5 December 2024

The New Zealand Government’s decision to restructure the Marsden Fund and Catalyst Fund is more than a simple budgetary adjustment – it is a pivotal moment.

This decision comes in the context of international pressure on research funding, and lack of understanding of the value that researchers bring to our society. This rift partly explains why we have reached this moment. We have an opportunity to engage in a productive national dialogue to highlight the fundamental role of research and researchers in our society.

By narrowing research funding to a prescriptive economic lens, we risk undermining the complex ecosystem of knowledge production. Researchers are critical independent advisors who generate insights that transcend immediate fiscal calculations. Their work generates systemic value through innovative problem-solving, policy development, and societal understanding that often yields unpredictable yet profound economic and social benefits over the long term.

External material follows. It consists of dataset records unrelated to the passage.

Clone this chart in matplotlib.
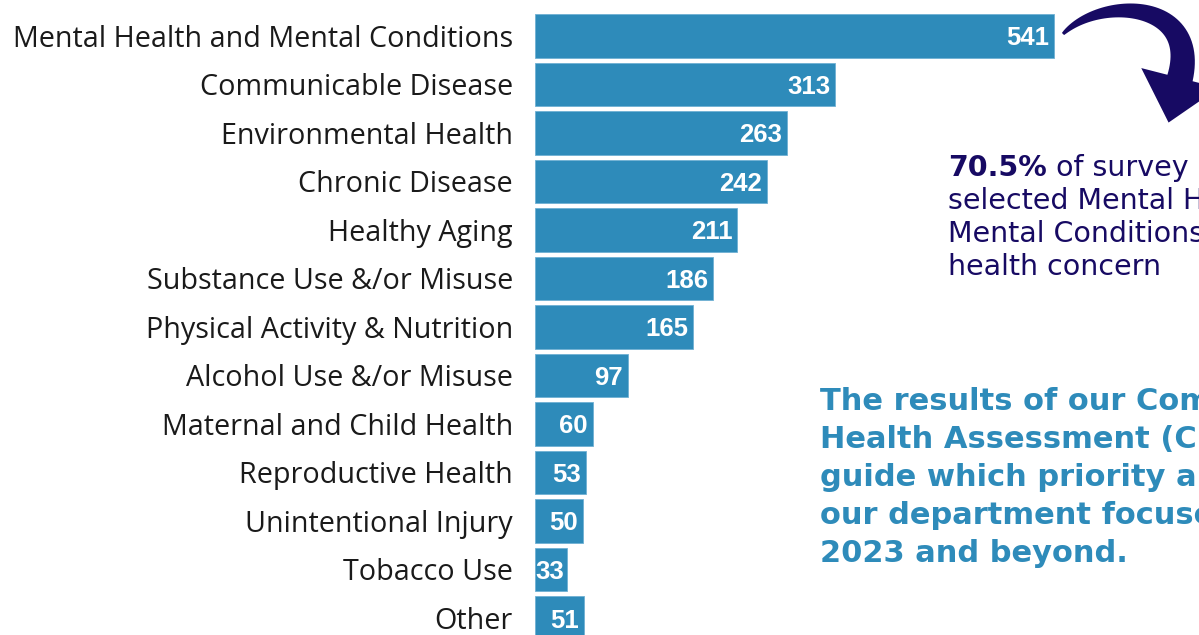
import numpy as np
import matplotlib.pyplot as plt
from matplotlib.patches import Polygon

categories = ['Mental Health and Mental Conditions', 'Communicable Disease',
              'Environmental Health', 'Chronic Disease', 'Healthy Aging',
              'Substance Use &/or Misuse', 'Physical Activity & Nutrition',
              'Alcohol Use &/or Misuse', 'Maternal and Child Health',
              'Reproductive Health', 'Unintentional Injury', 'Tobacco Use', 'Other']
counts = [541, 313, 263, 242, 211, 186, 165, 97, 60, 53, 50, 33, 51]

bar_color = '#2e8bba'
navy = '#170a63'
W, H = 1199, 635

fig = plt.figure(figsize=(11.99, 6.35), dpi=100)
# axes start where the bars start, run to the right edge
ax = fig.add_axes([535 / W, 0, 1 - 535 / W, 1])
y = list(range(len(categories)))
ax.barh(y, counts, height=0.89, color=bar_color, edgecolor='#6fb0d3', linewidth=0.6)
ax.set_xlim(0, (W - 535) / 0.959)
ax.set_ylim((H - 36) / 48.5, -36 / 48.5)
ax.set_axis_off()

for yi, name, v in zip(y, categories, counts):
    # category label left of the bars
    ax.annotate(name, xy=(0, yi), xytext=(-22, 0), textcoords='offset pixels',
                ha='right', va='center_baseline', fontsize=20.7, family='Open Sans',
                color='#1a1a1a', annotation_clip=False)
    # value inside the bar end
    pad = -3 if v < 40 else -5
    ax.annotate(str(v), xy=(v, yi), xytext=(pad, 0), textcoords='offset pixels',
                ha='right', va='center_baseline', fontsize=18.5, fontweight='bold',
                family='Liberation Sans', color='white')

# curved arrow, built as a tapered bezier in pixel space
p0, p1, p2, p3 = (np.array(p, float) for p in [(1063, 34), (1100, -4), (1200, 0), (1180, 78)])
t = np.linspace(0, 1, 60)[:, None]
c = (1 - t) ** 3 * p0 + 3 * (1 - t) ** 2 * t * p1 + 3 * (1 - t) * t ** 2 * p2 + t ** 3 * p3
d = 3 * (1 - t) ** 2 * (p1 - p0) + 6 * (1 - t) * t * (p2 - p1) + 3 * t ** 2 * (p3 - p2)
d = d / np.linalg.norm(d, axis=1, keepdims=True)
n = np.column_stack([-d[:, 1], d[:, 0]])
w = (3 + 23 * t ** 0.8) / 2
left, right = c + n * w, c - n * w
tip = p3 + d[-1] * 46
head = [p3 + n[-1] * 40, tip, p3 - n[-1] * 40]
pts = np.vstack([left, head, right[::-1]])
pts = np.column_stack([pts[:, 0] / W, 1 - pts[:, 1] / H])
fig.patches.append(Polygon(pts, closed=True, transform=fig.transFigure,
                           facecolor=navy, edgecolor='none'))

# side note in navy
t1 = fig.text(948 / W, 1 - 176 / H, '70.5%', fontsize=20.5, fontweight='bold',
              family='DejaVu Sans', color=navy, va='baseline')
ax.annotate(' of survey respondents', xy=(1, 0), xycoords=t1, va='bottom',
            fontsize=20.5, family='DejaVu Sans', color=navy, annotation_clip=False)
note_lines = ['selected Mental Health and', 'Mental Conditions as a top', 'health concern']
for i, line in enumerate(note_lines):
    fig.text(948 / W, 1 - (176 + 33 * (i + 1)) / H, line, fontsize=20.5,
             family='DejaVu Sans', color=navy, va='baseline')

big_lines = ['The results of our Community', 'Health Assessment (CHA) will',
             'guide which priority areas', 'our department focuses on in',
             '2023 and beyond.']
for i, line in enumerate(big_lines):
    fig.text(820 / W, 1 - (410 + 38 * i) / H, line, fontsize=22, fontweight='bold',
             family='DejaVu Sans', color=bar_color, va='baseline')

fig.savefig('out.png', dpi=100)
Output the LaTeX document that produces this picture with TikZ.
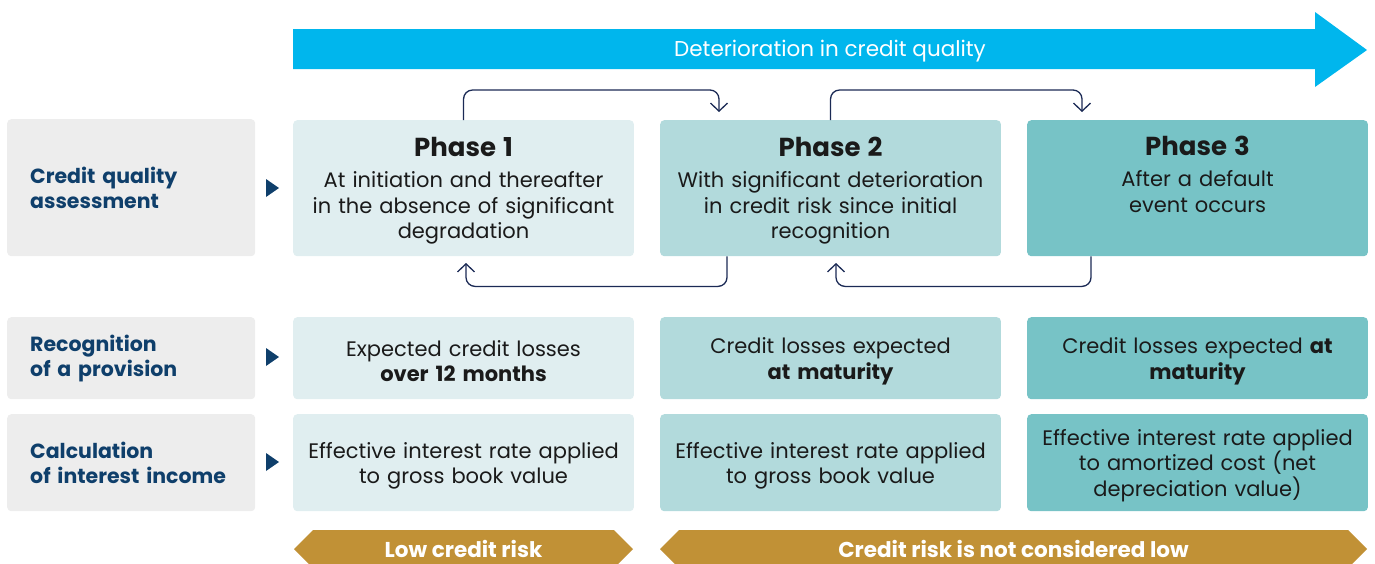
\documentclass[tikz,border=0pt]{standalone}
\usepackage{fontspec}
\setmainfont{Poppins}
\usetikzlibrary{arrows.meta,shapes.symbols}

\definecolor{skyblue}{HTML}{00B6ED}
\definecolor{headgray}{HTML}{EDEDED}
\definecolor{navy}{HTML}{0F3F6B}
\definecolor{loopnavy}{HTML}{1B2A55}
\definecolor{phaseA}{HTML}{E0EEF0}
\definecolor{phaseB}{HTML}{B2DADC}
\definecolor{phaseC}{HTML}{77C3C6}
\definecolor{gold}{HTML}{C19136}
\definecolor{ink}{HTML}{1A1A1A}

\newcommand{\phasetitle}[1]{{\rule{0pt}{24pt}\fontsize{26}{30}\selectfont\bfseries #1}\\[6pt]}

\tikzset{
  rowhead/.style={anchor=north west, fill=headgray, rounded corners=4pt,
    minimum width=248pt, inner xsep=23pt, text width=202pt, align=left,
    text=navy, font=\fontsize{20.5}{25}\selectfont\bfseries},
  phasebox/.style={anchor=north west, rounded corners=4pt, minimum width=340pt,
    text width=334pt, align=center, text=ink,
    font=\fontsize{21}{25.5}\selectfont,
    execute at begin node={\rule{0pt}{22pt}}},
  pointer/.style={fill=navy, draw=none},
  loopline/.style={draw=loopnavy, line width=1.3pt, rounded corners=9pt,
    -{Straight Barb[length=8pt,width=17pt,line width=1.3pt]}},
  riskband/.style={signal, signal to=west and east, signal pointer angle=90,
    fill=gold, text=white, minimum height=38pt, inner sep=0pt,
    font=\fontsize{21.5}{24}\selectfont\bfseries},
}

\begin{document}
\begin{tikzpicture}[x=1pt,y=-1pt]
\useasboundingbox (0,0) rectangle (1375,563);
\clip (0,0) rectangle (1375,563);

% deterioration arrow
\fill[skyblue] (293,29) -- (1315,29) -- (1315,12) -- (1367,50)
  -- (1315,87) -- (1315,69) -- (293,69) -- cycle;
\node[text=white, font=\fontsize{21.5}{24}\selectfont] (deter) at (830,51) {Deterioration in credit quality};

% row headers
\node[rowhead, minimum height=137pt] (hassess) at (7,119) {Credit quality\\assessment};
\node[rowhead, minimum height=82pt] (hprov) at (7,317) {Recognition\\of a provision};
\node[rowhead, minimum height=97pt] (hinc) at (7,414) {Calculation\\of interest income};

\foreach \yy in {188,357,462}
  \fill[pointer] (266,\yy-9) -- (279,\yy) -- (266,\yy+9) -- cycle;

% phases
\node[phasebox, fill=phaseA, minimum height=136pt] (p1) at (293,120)
  {\phasetitle{Phase 1}At initiation and thereafter\\in the absence of significant\\degradation};
\node[phasebox, fill=phaseB, minimum height=136pt] (p2) at (660,120)
  {\phasetitle{Phase 2}With significant deterioration\\in credit risk since initial\\recognition};
\node[phasebox, fill=phaseC, minimum height=136pt] (p3) at (1027,120)
  {\phasetitle{Phase 3}After a default\\event occurs\\\strut};

\node[phasebox, fill=phaseA, minimum height=82pt] (prov1) at (293,317)
  {Expected credit losses\\\textbf{over 12 months}};
\node[phasebox, fill=phaseB, minimum height=82pt] (prov2) at (660,317)
  {Credit losses expected\\\textbf{at maturity}};
\node[phasebox, fill=phaseC, minimum height=82pt] (prov3) at (1027,317)
  {Credit losses expected \textbf{at}\\\textbf{maturity}};

\node[phasebox, fill=phaseA, minimum height=97pt] (inc1) at (293,414)
  {Effective interest rate applied\\to gross book value};
\node[phasebox, fill=phaseB, minimum height=97pt] (inc2) at (660,414)
  {Effective interest rate applied\\to gross book value};
\node[phasebox, fill=phaseC, minimum height=97pt] (inc3) at (1027,414)
  {Effective interest rate applied\\to amortized cost (net\\depreciation value)};

% migration loops
\coordinate (in2) at (719,112);
\coordinate (in3) at (1082,112);
\coordinate (back1) at (466,263);
\coordinate (back2) at (836,263);
\draw[loopline] (p1.north) -- ++(0,-30) -| (in2);
\draw[loopline] (p2.north) -- ++(0,-30) -| (in3);
\draw[loopline] ([xshift=67pt]p2.south west) -- ++(0,30) -| (back1);
\draw[loopline] ([xshift=64pt]p3.south west) -- ++(0,30) -| (back2);

% risk bands
\node[riskband, minimum width=339pt] (lowrisk) at (463.5,549) {Low credit risk};
\node[riskband, minimum width=707pt] (highrisk) at (1013.5,549) {Credit risk is not considered low};
\end{tikzpicture}
\end{document}
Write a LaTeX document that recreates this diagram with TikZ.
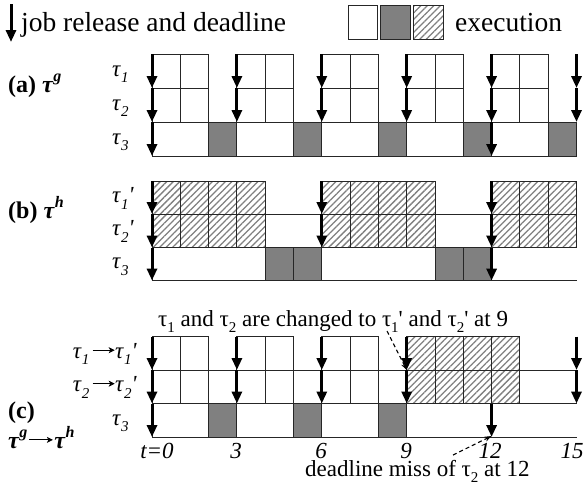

The most pressing challenges of our time – climate change, technological disruption, social inequalities – defy simplistic disciplinary boundaries. They require nuanced, interdisciplinary approaches that integrate quantitative and qualitative perspectives. An example close to home is that both modelling flood risk and understanding social resilience is crucial to the recovery and flourishing of communities affected by recent natural disasters.

Leading research institutions globally, including the International Science Council, emphasise the necessity of diverse scholarly engagement that centres human complexity across multiple scales. To create true innovation, our research infrastructure and funding needs to support intellectual diversity, collaborative thinking and a commitment to understanding our world’s complex challenges.